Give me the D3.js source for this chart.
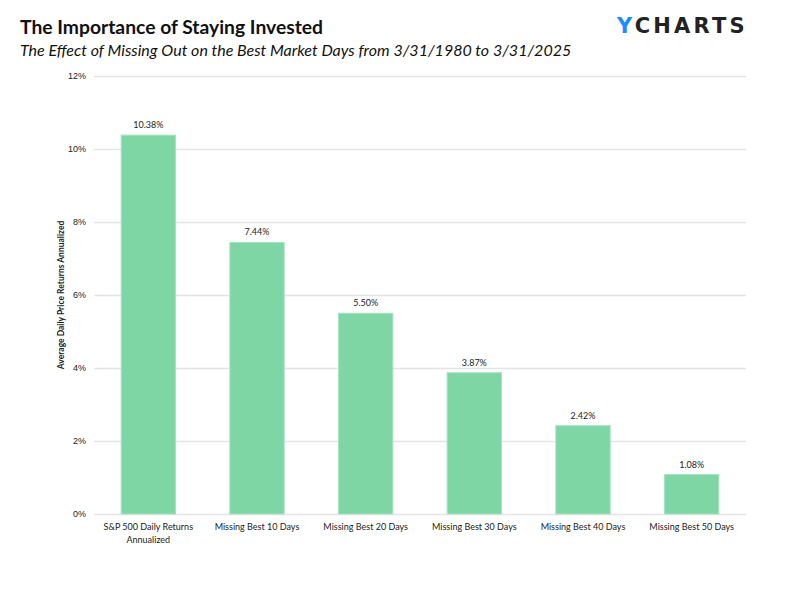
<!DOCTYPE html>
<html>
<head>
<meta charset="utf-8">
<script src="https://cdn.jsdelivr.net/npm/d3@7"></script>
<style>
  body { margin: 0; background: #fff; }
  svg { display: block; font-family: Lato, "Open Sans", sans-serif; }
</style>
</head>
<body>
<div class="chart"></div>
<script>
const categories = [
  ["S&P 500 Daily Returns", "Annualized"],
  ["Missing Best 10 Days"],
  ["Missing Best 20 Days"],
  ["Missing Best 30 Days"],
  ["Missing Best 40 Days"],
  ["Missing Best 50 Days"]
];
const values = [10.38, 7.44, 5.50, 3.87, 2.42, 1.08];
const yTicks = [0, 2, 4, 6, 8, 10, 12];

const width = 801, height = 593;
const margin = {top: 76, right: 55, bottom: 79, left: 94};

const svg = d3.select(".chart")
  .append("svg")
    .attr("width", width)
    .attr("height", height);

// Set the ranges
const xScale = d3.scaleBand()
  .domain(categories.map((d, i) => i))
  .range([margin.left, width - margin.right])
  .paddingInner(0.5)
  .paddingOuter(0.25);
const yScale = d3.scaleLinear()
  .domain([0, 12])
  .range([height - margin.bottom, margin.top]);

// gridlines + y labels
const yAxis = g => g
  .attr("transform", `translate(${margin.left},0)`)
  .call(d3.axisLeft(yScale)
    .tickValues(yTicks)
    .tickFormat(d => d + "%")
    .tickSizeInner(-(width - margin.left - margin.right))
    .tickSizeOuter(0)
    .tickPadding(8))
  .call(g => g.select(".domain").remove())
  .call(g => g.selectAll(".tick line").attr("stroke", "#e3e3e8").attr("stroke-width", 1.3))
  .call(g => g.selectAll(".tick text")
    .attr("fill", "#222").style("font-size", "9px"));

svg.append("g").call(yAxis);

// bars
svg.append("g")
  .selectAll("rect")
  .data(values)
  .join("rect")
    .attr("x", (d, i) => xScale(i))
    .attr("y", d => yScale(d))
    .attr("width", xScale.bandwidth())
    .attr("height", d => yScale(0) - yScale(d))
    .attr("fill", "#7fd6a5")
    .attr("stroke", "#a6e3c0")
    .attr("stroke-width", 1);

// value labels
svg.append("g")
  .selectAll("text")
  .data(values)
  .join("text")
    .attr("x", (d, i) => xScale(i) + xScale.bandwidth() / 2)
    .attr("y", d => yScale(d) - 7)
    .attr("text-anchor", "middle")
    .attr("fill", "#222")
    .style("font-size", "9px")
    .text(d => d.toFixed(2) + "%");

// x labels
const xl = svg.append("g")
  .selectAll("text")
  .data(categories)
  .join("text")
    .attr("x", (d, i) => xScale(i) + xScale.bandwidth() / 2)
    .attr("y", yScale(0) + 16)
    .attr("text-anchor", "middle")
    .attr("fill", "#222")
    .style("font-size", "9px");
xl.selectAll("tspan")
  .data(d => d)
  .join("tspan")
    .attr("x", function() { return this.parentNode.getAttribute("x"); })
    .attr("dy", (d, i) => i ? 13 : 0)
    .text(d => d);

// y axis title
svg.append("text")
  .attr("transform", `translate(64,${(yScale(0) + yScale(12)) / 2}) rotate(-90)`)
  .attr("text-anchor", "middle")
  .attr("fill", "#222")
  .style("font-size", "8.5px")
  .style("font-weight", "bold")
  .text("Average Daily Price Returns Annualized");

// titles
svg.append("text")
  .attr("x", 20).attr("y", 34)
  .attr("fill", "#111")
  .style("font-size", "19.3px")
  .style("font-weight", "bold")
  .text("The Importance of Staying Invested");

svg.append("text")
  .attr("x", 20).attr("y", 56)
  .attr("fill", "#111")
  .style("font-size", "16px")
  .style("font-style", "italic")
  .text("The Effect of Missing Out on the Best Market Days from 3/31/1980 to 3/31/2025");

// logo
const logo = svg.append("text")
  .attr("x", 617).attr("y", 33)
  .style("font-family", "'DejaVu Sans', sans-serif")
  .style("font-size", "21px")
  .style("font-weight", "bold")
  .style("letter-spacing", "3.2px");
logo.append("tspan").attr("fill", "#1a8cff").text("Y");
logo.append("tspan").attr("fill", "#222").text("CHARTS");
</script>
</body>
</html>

--

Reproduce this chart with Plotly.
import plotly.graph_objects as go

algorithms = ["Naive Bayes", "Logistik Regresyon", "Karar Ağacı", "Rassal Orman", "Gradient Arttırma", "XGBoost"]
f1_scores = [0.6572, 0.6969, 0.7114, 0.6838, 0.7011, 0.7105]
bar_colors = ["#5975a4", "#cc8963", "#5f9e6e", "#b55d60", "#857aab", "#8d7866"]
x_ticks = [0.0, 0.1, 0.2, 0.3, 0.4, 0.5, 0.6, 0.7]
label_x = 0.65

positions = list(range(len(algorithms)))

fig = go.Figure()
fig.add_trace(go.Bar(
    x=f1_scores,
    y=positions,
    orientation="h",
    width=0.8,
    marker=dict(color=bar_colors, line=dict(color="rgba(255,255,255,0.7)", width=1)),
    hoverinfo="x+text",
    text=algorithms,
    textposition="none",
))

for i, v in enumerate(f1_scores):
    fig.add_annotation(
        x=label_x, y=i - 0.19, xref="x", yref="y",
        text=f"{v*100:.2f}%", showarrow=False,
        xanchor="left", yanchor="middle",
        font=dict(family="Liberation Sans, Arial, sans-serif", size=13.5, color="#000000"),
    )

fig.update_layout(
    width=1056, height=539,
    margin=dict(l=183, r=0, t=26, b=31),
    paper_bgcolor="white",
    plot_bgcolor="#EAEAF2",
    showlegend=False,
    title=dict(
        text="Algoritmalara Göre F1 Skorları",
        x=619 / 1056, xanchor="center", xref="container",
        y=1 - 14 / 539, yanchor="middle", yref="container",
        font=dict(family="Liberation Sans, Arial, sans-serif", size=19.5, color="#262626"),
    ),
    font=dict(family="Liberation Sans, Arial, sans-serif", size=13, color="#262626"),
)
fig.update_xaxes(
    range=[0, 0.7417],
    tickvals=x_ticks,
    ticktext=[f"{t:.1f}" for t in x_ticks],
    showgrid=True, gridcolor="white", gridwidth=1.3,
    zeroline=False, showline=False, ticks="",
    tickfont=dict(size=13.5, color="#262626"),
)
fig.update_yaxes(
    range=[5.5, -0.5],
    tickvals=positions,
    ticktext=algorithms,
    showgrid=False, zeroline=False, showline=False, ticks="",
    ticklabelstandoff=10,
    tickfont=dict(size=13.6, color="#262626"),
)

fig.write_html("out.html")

==

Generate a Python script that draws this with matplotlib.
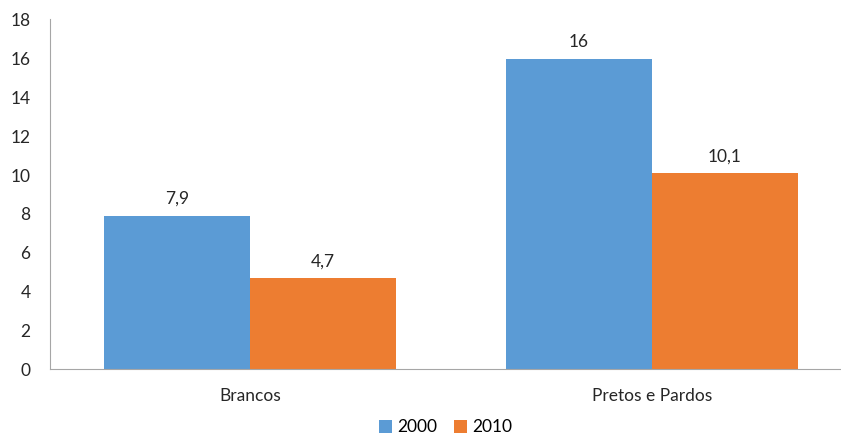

→ **What the task requires**: Word for word, restate the lines beginning with the one that has "Give me the D3.js source for this chart." and ending with the one that has "- margin.bottom, margin.top]);". Keep both ends and skip any pictures.

→ **Exercise response**:
Give me the D3.js source for this chart.
<!DOCTYPE html>
<html>
<head>
<meta charset="utf-8">
<script src="https://cdn.jsdelivr.net/npm/d3@7"></script>
<style>
  body { margin: 0; background: #fff; }
  svg { display: block; font-family: Lato, "Open Sans", sans-serif; }
</style>
</head>
<body>
<div class="chart"></div>
<script>
const categories = [
  ["S&P 500 Daily Returns", "Annualized"],
  ["Missing Best 10 Days"],
  ["Missing Best 20 Days"],
  ["Missing Best 30 Days"],
  ["Missing Best 40 Days"],
  ["Missing Best 50 Days"]
];
const values = [10.38, 7.44, 5.50, 3.87, 2.42, 1.08];
const yTicks = [0, 2, 4, 6, 8, 10, 12];

const width = 801, height = 593;
const margin = {top: 76, right: 55, bottom: 79, left: 94};

const svg = d3.select(".chart")
  .append("svg")
    .attr("width", width)
    .attr("height", height);

// Set the ranges
const xScale = d3.scaleBand()
  .domain(categories.map((d, i) => i))
  .range([margin.left, width - margin.right])
  .paddingInner(0.5)
  .paddingOuter(0.25);
const yScale = d3.scaleLinear()
  .domain([0, 12])
  .range([height - margin.bottom, margin.top]);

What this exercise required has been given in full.